Dopo aver letto questi numeri, è naturale chiedersi come mai lo Stato (e la Regione) non hanno destinato i miliardi stanziati per il ponte sullo Stretto di Messina ad altre opere. Infrastrutture che avrebbero consentito, almeno in parte, di colmare il gap che separa questa regione dal resto d’Italia. La verità è che a separare la Sicilia dal continente non è il Mar Mediterraneo, non è lo Stretto di Messina. Sono decenni e decenni di cattiva gestione (basti pensare che già Sciascia, ne “il Giorno della Civetta”, parlava dei lavori stradali infiniti delle strade da Palermo ad Agrigento… era il 1960). In tutto questo tempo nessuno ha pensato di utilizzare i fondi nazionali e internazionali per costruire e ricostruire infrastrutture indispensabili per la crescita del territorio: strade, autostrade, linee ferrate, ma anche altro. Come gli acquedotti. Nelle scorse settimane, ad esempio, si è parlato della crisi idrica che sta colpendo la Sicilia: in 140 comuni siciliani già oggi l’acqua è razionata. Meglio non pensare cosa accadrà nei torridi mesi estivi. Eppure, anche questo problema non è una novità in Sicilia. Perché nessuno ha pensato a riparare gli acquedotti? Secondo gli ultimi dati, oltre il 40% dell’acqua si perde lungo il percorso. Solo pochi giorni fa la Regione ha nominato una task force di esperti, ma per vedere azioni concrete non si sa quanto tempo ci vorrà. C’è chi parla di dissalatori. Ma perché nessuno parla dei bacini di raccolta e della necessaria manutenzione ordinaria e straordinaria? Ad esempio, della necessità di rimuovere il limo sul fondo di fiumi e bacini di raccolta. O di riparare le dighe: delle 46 dighe presenti in Sicilia quasi la metà (il 40 per cento) è inutilizzabile perché incompiuta o danneggiata, o a causa dell’interramento. Eppure, sono i dati ufficiali forniti dal Ministero delle Infrastrutture e Trasporti.

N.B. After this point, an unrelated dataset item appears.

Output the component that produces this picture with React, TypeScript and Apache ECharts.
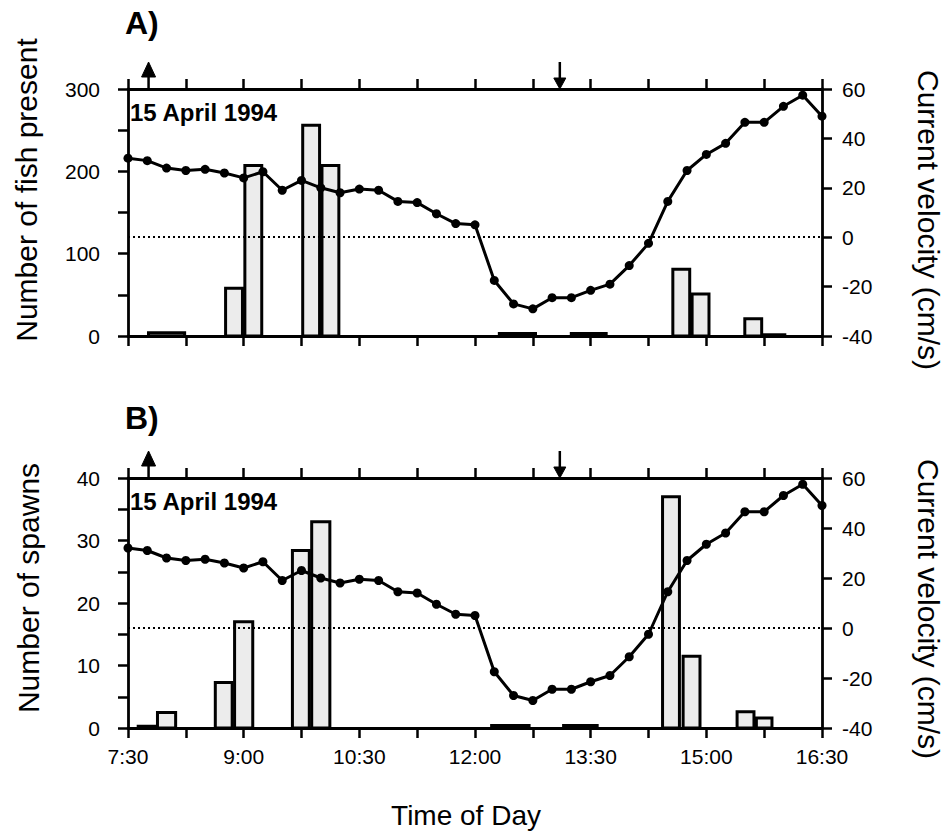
import React, { useEffect, useRef } from "react";
import * as echarts from "echarts";

// ---- Data ----
// Current velocity (cm/s), one reading every 15 minutes (same record in both panels)
const velocityTimes = [
  "7:30", "7:45", "8:00", "8:15", "8:30", "8:45", "9:00", "9:15", "9:30", "9:45",
  "10:00", "10:15", "10:30", "10:45", "11:00", "11:15", "11:30", "11:45", "12:00", "12:15",
  "12:30", "12:45", "13:00", "13:15", "13:30", "13:45", "14:00", "14:15", "14:30", "14:45",
  "15:00", "15:15", "15:30", "15:45", "16:00", "16:15", "16:30",
];
const velocity = [
  32, 31, 28, 27, 27.5, 26, 24, 26.5, 19, 23,
  20, 18, 19.5, 19, 14.5, 14, 9.5, 5.5, 5, -17.5,
  -27, -29, -24.5, -24.5, -21.5, -19, -11.5, -2.5, 14.5, 27,
  33.5, 38, 46.5, 46.5, 53, 57.5, 49,
];

// Panel A: number of fish present (interval start, interval end, count)
const fishStart = ["7:45", "8:45", "9:00", "9:45", "10:00", "12:18", "13:14", "14:33", "14:48", "15:29", "15:44"];
const fishEnd = ["8:15", "9:00", "9:15", "10:00", "10:15", "12:48", "13:43", "14:48", "15:03", "15:44", "16:02"];
const fishCount = [4, 58, 207, 256, 207, 3, 3, 81, 51, 21, 1.5];

// Panel B: number of spawns
const spawnStart = ["7:37", "7:52", "8:37", "8:52", "9:37", "9:52", "12:12", "13:08", "14:25", "14:41", "15:23", "15:38"];
const spawnEnd = ["7:52", "8:08", "8:52", "9:08", "9:52", "10:08", "12:43", "13:36", "14:40", "14:56", "15:38", "15:52"];
const spawnCount = [0.3, 2.5, 7.3, 17, 28.4, 33, 0.4, 0.4, 37, 11.5, 2.6, 1.6];

// Arrows on the top axis (time, direction: 1 = up, -1 = down)
const arrowTimes = ["7:46", "13:06"];
const arrowDirs = [1, -1];

// Axis settings
const timeMin = 7.5;
const timeMax = 16.5;
const timeStep = 0.75;
const fishTicks = { min: 0, max: 300, step: 50, labelEvery: 100 };
const spawnTicks = { min: 0, max: 40, step: 5, labelEvery: 10 };
const velTicks = { min: -40, max: 60, step: 20 };

const dateLabel = "15 April 1994";

// ---- Helpers ----
const toHours = (s: string) => {
  const [h, m] = s.split(":").map(Number);
  return h + m / 60;
};

const FONT = "'Liberation Sans', Arial, Helvetica, sans-serif";

export default function App() {
  const ref = useRef<HTMLDivElement>(null);

  useEffect(() => {
    if (!ref.current) return;
    const chart = echarts.init(ref.current, undefined, { renderer: "svg" });

    const velData = velocityTimes.map((t, i) => [toHours(t), velocity[i]]);
    const fishData = fishStart.map((s, i) => [toHours(s), toHours(fishEnd[i]), fishCount[i]]);
    const spawnData = spawnStart.map((s, i) => [toHours(s), toHours(spawnEnd[i]), spawnCount[i]]);
    const arrowData = arrowTimes.map((t, i) => [toHours(t), arrowDirs[i]]);

    const timeFmt = (v: number) => {
      const idx = Math.round((v - timeMin) / timeStep);
      if (idx % 2 !== 0) return "";
      const h = Math.floor(v + 1e-6);
      const m = Math.round((v - h) * 60);
      return `${h}:${String(m).padStart(2, "0")}`;
    };

    const axisLine = { show: true, onZero: false, lineStyle: { color: "#000", width: 2.8 } };
    const axisTick = { show: true, inside: false, length: 10, lineStyle: { color: "#000", width: 2.5 } };
    const labelStyle = { color: "#000", fontSize: 21, fontFamily: FONT };

    const xAxisBase = (grid: number, position: string, showLabels: boolean) => ({
      type: "value",
      gridIndex: grid,
      position,
      min: timeMin,
      max: timeMax,
      interval: timeStep,
      axisLine,
      axisTick,
      splitLine: { show: false },
      axisLabel: showLabels
        ? { ...labelStyle, margin: 18, formatter: timeFmt }
        : { show: false },
    });

    const leftAxis = (grid: number, t: any) => ({
      type: "value",
      gridIndex: grid,
      position: "left",
      min: t.min,
      max: t.max,
      interval: t.step,
      axisLine,
      axisTick,
      splitLine: { show: false },
      axisLabel: {
        ...labelStyle,
        margin: 28,
        formatter: (v: number) => (v % t.labelEvery === 0 ? String(v) : ""),
      },
    });

    const rightAxis = (grid: number) => ({
      type: "value",
      gridIndex: grid,
      position: "right",
      min: velTicks.min,
      max: velTicks.max,
      interval: velTicks.step,
      axisLine,
      axisTick,
      splitLine: { show: false },
      axisLabel: { ...labelStyle, margin: 20 },
    });

    const barRender = (params: any, api: any) => {
      const s = api.value(0);
      const e = api.value(1);
      const v = api.value(2);
      const p0 = api.coord([s, v]);
      const p1 = api.coord([e, 0]);
      return {
        type: "rect",
        shape: { x: p0[0] + 1.2, y: p0[1], width: p1[0] - p0[0] - 2.4, height: p1[1] - p0[1] },
        style: { fill: "#ececec", stroke: "#000", lineWidth: 3 },
      };
    };

    const arrowRender = (params: any, api: any) => {
      const t = api.value(0);
      const dir = api.value(1);
      const x = api.coord([t, 0])[0];
      const y0 = params.coordSys.y;
      const black = { fill: "#000", stroke: "#000" };
      if (dir > 0) {
        return {
          type: "group",
          children: [
            { type: "line", shape: { x1: x, y1: y0 - 14, x2: x, y2: y0 }, style: { stroke: "#000", lineWidth: 2.5 } },
            { type: "polygon", shape: { points: [[x, y0 - 27], [x - 7, y0 - 12], [x + 7, y0 - 12]] }, style: black },
          ],
        };
      }
      return {
        type: "group",
        children: [
          { type: "line", shape: { x1: x, y1: y0 - 27, x2: x, y2: y0 - 8 }, style: { stroke: "#000", lineWidth: 2.5 } },
          { type: "polygon", shape: { points: [[x - 6, y0 - 11], [x + 6, y0 - 11], [x, y0]] }, style: black },
        ],
      };
    };

    const velSeries = (xIdx: number, yIdx: number) => ({
      type: "line",
      xAxisIndex: xIdx,
      yAxisIndex: yIdx,
      data: velData,
      symbol: "circle",
      symbolSize: 9,
      itemStyle: { color: "#000" },
      lineStyle: { color: "#000", width: 3 },
      z: 5,
      markLine: {
        silent: true,
        symbol: "none",
        label: { show: false },
        lineStyle: { type: [2, 3], color: "#000", width: 1.8 },
        data: [{ yAxis: 0 }],
      },
    });

    const option: any = {
      animation: false,
      backgroundColor: "#fff",
      grid: [
        { left: 128, top: 89, width: 694, height: 247 },
        { left: 128, top: 478, width: 694, height: 250 },
      ],
      xAxis: [
        xAxisBase(0, "bottom", false),
        xAxisBase(0, "top", false),
        xAxisBase(1, "bottom", true),
        xAxisBase(1, "top", false),
      ],
      yAxis: [leftAxis(0, fishTicks), rightAxis(0), leftAxis(1, spawnTicks), rightAxis(1)],
      series: [
        {
          type: "custom",
          xAxisIndex: 0,
          yAxisIndex: 0,
          data: fishData,
          renderItem: barRender,
          encode: { x: [0, 1], y: 2 },
          z: 2,
        },
        velSeries(0, 1),
        {
          type: "custom",
          xAxisIndex: 0,
          yAxisIndex: 0,
          data: arrowData,
          renderItem: arrowRender,
          encode: { x: 0 },
          clip: false,
        },
        {
          type: "custom",
          xAxisIndex: 2,
          yAxisIndex: 2,
          data: spawnData,
          renderItem: barRender,
          encode: { x: [0, 1], y: 2 },
          z: 2,
        },
        velSeries(2, 3),
        {
          type: "custom",
          xAxisIndex: 2,
          yAxisIndex: 2,
          data: arrowData,
          renderItem: arrowRender,
          encode: { x: 0 },
          clip: false,
        },
      ],
      graphic: [
        { type: "text", x: 125, y: 23, style: { text: "A)", font: `bold 32px ${FONT}`, fill: "#000", align: "left", verticalAlign: "middle" } },
        { type: "text", x: 125, y: 418, style: { text: "B)", font: `bold 32px ${FONT}`, fill: "#000", align: "left", verticalAlign: "middle" } },
        { type: "text", x: 130, y: 112, style: { text: dateLabel, font: `bold 24px ${FONT}`, fill: "#000", align: "left", verticalAlign: "middle" } },
        { type: "text", x: 130, y: 501, style: { text: dateLabel, font: `bold 24px ${FONT}`, fill: "#000", align: "left", verticalAlign: "middle" } },
        { type: "text", x: 26, y: 190, rotation: Math.PI / 2, style: { text: "Number of fish present", font: `30px ${FONT}`, fill: "#000", align: "center", verticalAlign: "middle" } },
        { type: "text", x: 28, y: 588, rotation: Math.PI / 2, style: { text: "Number of spawns", font: `30px ${FONT}`, fill: "#000", align: "center", verticalAlign: "middle" } },
        { type: "text", x: 928, y: 220, rotation: -Math.PI / 2, style: { text: "Current velocity (cm/s)", font: `30px ${FONT}`, fill: "#000", align: "center", verticalAlign: "middle" } },
        { type: "text", x: 928, y: 609, rotation: -Math.PI / 2, style: { text: "Current velocity (cm/s)", font: `30px ${FONT}`, fill: "#000", align: "center", verticalAlign: "middle" } },
        { type: "text", x: 466, y: 815, style: { text: "Time of Day", font: `28px ${FONT}`, fill: "#000", align: "center", verticalAlign: "middle" } },
      ],
    };

    chart.setOption(option);
    return () => chart.dispose();
  }, []);

  return (
    <div
      ref={ref}
      style={{ position: "absolute", left: 0, top: 0, width: 946, height: 835, background: "#fff" }}
    />
  );
}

Però, per realizzare queste opere non ci sono soldi. Per un’opera che non si sa ancora se servirà e quanto costerà realmente, invece, sono già state stanziate decine di miliardi di euro. Miliardi potrebbero non servire a rendere davvero la Sicilia parte dell’Italia (e dell’Europa). Ma solo come strumento politico da sbandierare.